- **Task goal**: Below is a listing to write out in full, exactly as given, without its pictures.

- **Source material**:
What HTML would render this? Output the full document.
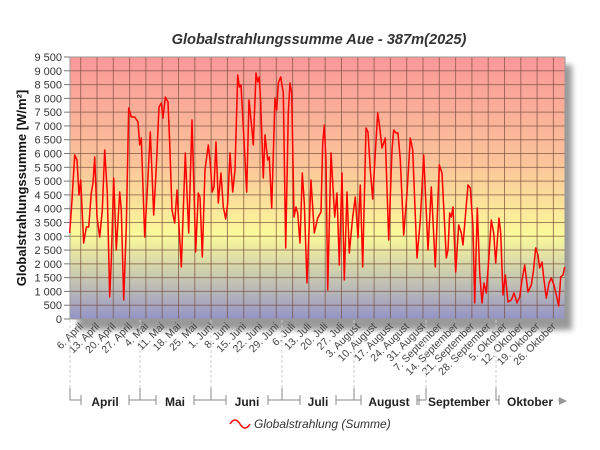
<!DOCTYPE html>
<html><head><meta charset="utf-8"><style>
html,body{margin:0;padding:0;background:#fff;}
svg{display:block;font-family:"Liberation Sans",sans-serif;}
</style></head><body>
<svg width="600" height="450" viewBox="0 0 600 450" xmlns="http://www.w3.org/2000/svg">
<defs>
<linearGradient id="bg" x1="0" y1="0" x2="0" y2="1">
<stop offset="0" stop-color="#fa9898"/>
<stop offset="0.4" stop-color="#fbc39a"/>
<stop offset="0.68" stop-color="#fbfa9a"/>
<stop offset="0.86" stop-color="#c2c2b4"/>
<stop offset="1" stop-color="#9494c6"/>
</linearGradient>
<filter id="sh" x="-10%" y="-10%" width="130%" height="130%"><feGaussianBlur stdDeviation="3"/></filter>
</defs>
<text x="319" y="44" text-anchor="middle" font-size="14.6" font-weight="bold" font-style="italic" fill="#333">Globalstrahlungssumme Aue - 387m(2025)</text>
<rect x="78" y="65" width="494" height="265" fill="#999" filter="url(#sh)"/>
<rect x="70" y="57" width="495" height="262" fill="url(#bg)"/>
<g stroke="#7a5040" stroke-opacity="0.7" stroke-width="1" id="grid"></g>
<rect x="70" y="57" width="495" height="262" fill="none" stroke="#999" stroke-width="1"/>
<g id="yl" font-size="11" fill="#333" text-anchor="end"></g>
<g id="xl" font-size="10.5" fill="#444"></g>
<text transform="translate(26,188) rotate(-90)" text-anchor="middle" font-size="13" font-weight="bold" fill="#111">Globalstrahlungssumme [W/m²]</text>
<polyline fill="none" stroke="#ff0000" stroke-width="1.5" stroke-linejoin="round" points="69.7,233 72,200 74.7,155 77,160 79,195 80.7,180 83.7,243 86.3,227 88.7,227 91.3,193 93,183 94.7,157 97,217 99.7,237 102.3,210 104.7,150 107.3,193 109.7,297 111.3,260 113.7,178 116.3,250 119.7,192 121.3,210 123.7,300 126.3,227 128.7,108 131.3,117 134.7,117 138,122 139.7,145 141.3,138 144.7,237 147.3,190 150.3,132 153.7,215 156.3,167 159,107 161.3,103 163,118 165.3,97 168,102 169.7,143 172,210 174.7,223 177,190 181.3,267 185.3,153 188.7,233 192,120 195.7,252 198.3,193 200,197 202.3,257 205,170 208.3,145 210,160 212.3,192 214,187 216,142 218.3,203 221,173 223.3,207 225.7,219 227.7,203 230,153 232.7,192 235,170 237.7,75 239.3,87 241,85 243.3,127 246.7,192 249,100 251.7,127 253.3,145 256,73 257.7,82 259.3,77 260.7,103 263.3,178 265,135 267.7,160 269.3,157 271.7,208 275,98 276.7,110 278.3,83 280.7,77 283.3,93 285.7,248 288.3,113 290,83 291.7,93 294,217 296,207 297.7,213 300,243 302.3,173 304.3,203 307,283 311,180 314.3,233 317.7,218 321,212 322.7,143 324.3,125 326,160 327.7,290 331,153 334.7,217 337,193 339.3,265 342,173 344.3,280 347,192 349.3,253 352.7,217 355.3,197 358,238 360.3,185 362.7,267 366,128 368,132 370.3,170 372.7,199 375.3,153 377.7,113 379.7,127 382,148 385.3,138 388.7,240 392,150 393.7,130 396,133 398,133 400.3,160 403.7,235 407,193 410.3,138 412.7,150 417,258 420.3,220 423.7,155 428,250 431.3,187 435.3,267 439.3,165 442,173 446.3,258 448,250 449.7,213 451.3,217 453,207 455.7,272 458.7,225 461.3,233 463,245 465.3,217 468,185 470.3,188 473,227 474.7,303 477.3,208 479.7,273 482,303 484,283 486.3,293 488.7,260 491.3,220 493.7,233 495.7,263 499,218 500.7,233 503,295 505.3,275 508,302 511.3,300 514,293 517,303 519.7,297 522,280 524.7,265 528,292 531.3,285 533.3,272 535.7,248 538,255 539.7,268 542,262 544,280 546.3,298 549,283 551.3,278 554,285 556.3,295 558.7,306 560.7,277 563,275 564.7,267"/>
<g id="mon" stroke="#888" fill="none"></g>
<g font-size="12" font-weight="bold" fill="#222" text-anchor="middle">
<text x="105" y="406">April</text><text x="175" y="406">Mai</text><text x="247" y="406">Juni</text><text x="318" y="406">Juli</text><text x="389" y="406">August</text><text x="459" y="406">September</text><text x="530" y="406">Oktober</text>
</g>
<polygon points="559,397 567,401 559,405" fill="#999"/>
<path d="M230,424 q5,-8 10,0 t10,0" fill="none" stroke="#f00" stroke-width="1.5"/>
<text x="254" y="428" font-size="12" font-style="italic" fill="#333">Globalstrahlung (Summe)</text>
<script>
var ns="http://www.w3.org/2000/svg";
function el(p,t,a,txt){var e=document.createElementNS(ns,t);for(var k in a)e.setAttribute(k,a[k]);if(txt)e.textContent=txt;document.getElementById(p).appendChild(e);}
for(var i=1;i<19;i++){var y=57+i*262/19;el("grid","line",{x1:70,x2:565,y1:y,y2:y});}
for(var k=0;k<30;k++){var x=80.7+k*16.3;el("grid","line",{x1:x,x2:x,y1:57,y2:319});}
for(var i=0;i<=19;i++){var v=i*500,y=319-i*262/19;var s=v>=1000?Math.floor(v/1000)+" "+String(v%1000).padStart(3,"0"):String(v);
el("yl","text",{x:62,y:y+4},s);el("yl","line",{x1:64,x2:70,y1:y,y2:y,stroke:"#777"});}
var L=["6. April","13. April","20. April","27. April","4. Mai","11. Mai","18. Mai","25. Mai","1. Juni","8. Juni","15. Juni","22. Juni","29. Juni","6. Juli","13. Juli","20. Juli","27. Juli","3. August","10. August","17. August","24. August","31. August","7. September","14. September","21. September","28. September","5. Oktober","12. Oktober","19. Oktober","26. Oktober"];
for(var k=0;k<30;k++){var x=80.7+k*16.3;el("xl","text",{x:0,y:0,"text-anchor":"end",transform:"translate("+(x+3)+",327) rotate(-45)"},L[k]);}
var B=[70,140,211,282,354,426,496,566],C=[105,175,247,318,389,459,530],W=[36,26,30,24,44,68,50];
for(var i=0;i<7;i++){var a=B[i],b=B[i+1],c=C[i],w=W[i]/2+6;
el("mon","path",{d:"M"+a+",388 L"+a+",400 L"+(c-w)+",400 M"+(c+w)+",400 L"+(b-(i==6?8:0))+",400"});
el("mon","line",{x1:c-w,x2:c-w,y1:395,y2:405});if(i<6)el("mon","line",{x1:c+w,x2:c+w,y1:395,y2:405});
}
for(var i=0;i<7;i++)el("mon","line",{x1:B[i],x2:B[i],y1:320,y2:388,"stroke-dasharray":"3,2",stroke:"#ccc"});
</script>
</svg>
</body></html>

- **Reply to the task**:
What HTML would render this? Output the full document.
<!DOCTYPE html>
<html><head><meta charset="utf-8"><style>
html,body{margin:0;padding:0;background:#fff;}
svg{display:block;font-family:"Liberation Sans",sans-serif;}
</style></head><body>
<svg width="600" height="450" viewBox="0 0 600 450" xmlns="http://www.w3.org/2000/svg">
<defs>
<linearGradient id="bg" x1="0" y1="0" x2="0" y2="1">
<stop offset="0" stop-color="#fa9898"/>
<stop offset="0.4" stop-color="#fbc39a"/>
<stop offset="0.68" stop-color="#fbfa9a"/>
<stop offset="0.86" stop-color="#c2c2b4"/>
<stop offset="1" stop-color="#9494c6"/>
</linearGradient>
<filter id="sh" x="-10%" y="-10%" width="130%" height="130%"><feGaussianBlur stdDeviation="3"/></filter>
</defs>
<text x="319" y="44" text-anchor="middle" font-size="14.6" font-weight="bold" font-style="italic" fill="#333">Globalstrahlungssumme Aue - 387m(2025)</text>
<rect x="78" y="65" width="494" height="265" fill="#999" filter="url(#sh)"/>
<rect x="70" y="57" width="495" height="262" fill="url(#bg)"/>
<g stroke="#7a5040" stroke-opacity="0.7" stroke-width="1" id="grid"></g>
<rect x="70" y="57" width="495" height="262" fill="none" stroke="#999" stroke-width="1"/>
<g id="yl" font-size="11" fill="#333" text-anchor="end"></g>
<g id="xl" font-size="10.5" fill="#444"></g>
<text transform="translate(26,188) rotate(-90)" text-anchor="middle" font-size="13" font-weight="bold" fill="#111">Globalstrahlungssumme [W/m²]</text>
<polyline fill="none" stroke="#ff0000" stroke-width="1.5" stroke-linejoin="round" points="69.7,233 72,200 74.7,155 77,160 79,195 80.7,180 83.7,243 86.3,227 88.7,227 91.3,193 93,183 94.7,157 97,217 99.7,237 102.3,210 104.7,150 107.3,193 109.7,297 111.3,260 113.7,178 116.3,250 119.7,192 121.3,210 123.7,300 126.3,227 128.7,108 131.3,117 134.7,117 138,122 139.7,145 141.3,138 144.7,237 147.3,190 150.3,132 153.7,215 156.3,167 159,107 161.3,103 163,118 165.3,97 168,102 169.7,143 172,210 174.7,223 177,190 181.3,267 185.3,153 188.7,233 192,120 195.7,252 198.3,193 200,197 202.3,257 205,170 208.3,145 210,160 212.3,192 214,187 216,142 218.3,203 221,173 223.3,207 225.7,219 227.7,203 230,153 232.7,192 235,170 237.7,75 239.3,87 241,85 243.3,127 246.7,192 249,100 251.7,127 253.3,145 256,73 257.7,82 259.3,77 260.7,103 263.3,178 265,135 267.7,160 269.3,157 271.7,208 275,98 276.7,110 278.3,83 280.7,77 283.3,93 285.7,248 288.3,113 290,83 291.7,93 294,217 296,207 297.7,213 300,243 302.3,173 304.3,203 307,283 311,180 314.3,233 317.7,218 321,212 322.7,143 324.3,125 326,160 327.7,290 331,153 334.7,217 337,193 339.3,265 342,173 344.3,280 347,192 349.3,253 352.7,217 355.3,197 358,238 360.3,185 362.7,267 366,128 368,132 370.3,170 372.7,199 375.3,153 377.7,113 379.7,127 382,148 385.3,138 388.7,240 392,150 393.7,130 396,133 398,133 400.3,160 403.7,235 407,193 410.3,138 412.7,150 417,258 420.3,220 423.7,155 428,250 431.3,187 435.3,267 439.3,165 442,173 446.3,258 448,250 449.7,213 451.3,217 453,207 455.7,272 458.7,225 461.3,233 463,245 465.3,217 468,185 470.3,188 473,227 474.7,303 477.3,208 479.7,273 482,303 484,283 486.3,293 488.7,260 491.3,220 493.7,233 495.7,263 499,218 500.7,233 503,295 505.3,275 508,302 511.3,300 514,293 517,303 519.7,297 522,280 524.7,265 528,292 531.3,285 533.3,272 535.7,248 538,255 539.7,268 542,262 544,280 546.3,298 549,283 551.3,278 554,285 556.3,295 558.7,306 560.7,277 563,275 564.7,267"/>
<g id="mon" stroke="#888" fill="none"></g>
<g font-size="12" font-weight="bold" fill="#222" text-anchor="middle">
<text x="105" y="406">April</text><text x="175" y="406">Mai</text><text x="247" y="406">Juni</text><text x="318" y="406">Juli</text><text x="389" y="406">August</text><text x="459" y="406">September</text><text x="530" y="406">Oktober</text>
</g>
<polygon points="559,397 567,401 559,405" fill="#999"/>
<path d="M230,424 q5,-8 10,0 t10,0" fill="none" stroke="#f00" stroke-width="1.5"/>
<text x="254" y="428" font-size="12" font-style="italic" fill="#333">Globalstrahlung (Summe)</text>
<script>
var ns="http://www.w3.org/2000/svg";
function el(p,t,a,txt){var e=document.createElementNS(ns,t);for(var k in a)e.setAttribute(k,a[k]);if(txt)e.textContent=txt;document.getElementById(p).appendChild(e);}
for(var i=1;i<19;i++){var y=57+i*262/19;el("grid","line",{x1:70,x2:565,y1:y,y2:y});}
for(var k=0;k<30;k++){var x=80.7+k*16.3;el("grid","line",{x1:x,x2:x,y1:57,y2:319});}
for(var i=0;i<=19;i++){var v=i*500,y=319-i*262/19;var s=v>=1000?Math.floor(v/1000)+" "+String(v%1000).padStart(3,"0"):String(v);
el("yl","text",{x:62,y:y+4},s);el("yl","line",{x1:64,x2:70,y1:y,y2:y,stroke:"#777"});}
var L=["6. April","13. April","20. April","27. April","4. Mai","11. Mai","18. Mai","25. Mai","1. Juni","8. Juni","15. Juni","22. Juni","29. Juni","6. Juli","13. Juli","20. Juli","27. Juli","3. August","10. August","17. August","24. August","31. August","7. September","14. September","21. September","28. September","5. Oktober","12. Oktober","19. Oktober","26. Oktober"];
for(var k=0;k<30;k++){var x=80.7+k*16.3;el("xl","text",{x:0,y:0,"text-anchor":"end",transform:"translate("+(x+3)+",327) rotate(-45)"},L[k]);}
var B=[70,140,211,282,354,426,496,566],C=[105,175,247,318,389,459,530],W=[36,26,30,24,44,68,50];
for(var i=0;i<7;i++){var a=B[i],b=B[i+1],c=C[i],w=W[i]/2+6;
el("mon","path",{d:"M"+a+",388 L"+a+",400 L"+(c-w)+",400 M"+(c+w)+",400 L"+(b-(i==6?8:0))+",400"});
el("mon","line",{x1:c-w,x2:c-w,y1:395,y2:405});if(i<6)el("mon","line",{x1:c+w,x2:c+w,y1:395,y2:405});
}
for(var i=0;i<7;i++)el("mon","line",{x1:B[i],x2:B[i],y1:320,y2:388,"stroke-dasharray":"3,2",stroke:"#ccc"});
</script>
</svg>
</body></html>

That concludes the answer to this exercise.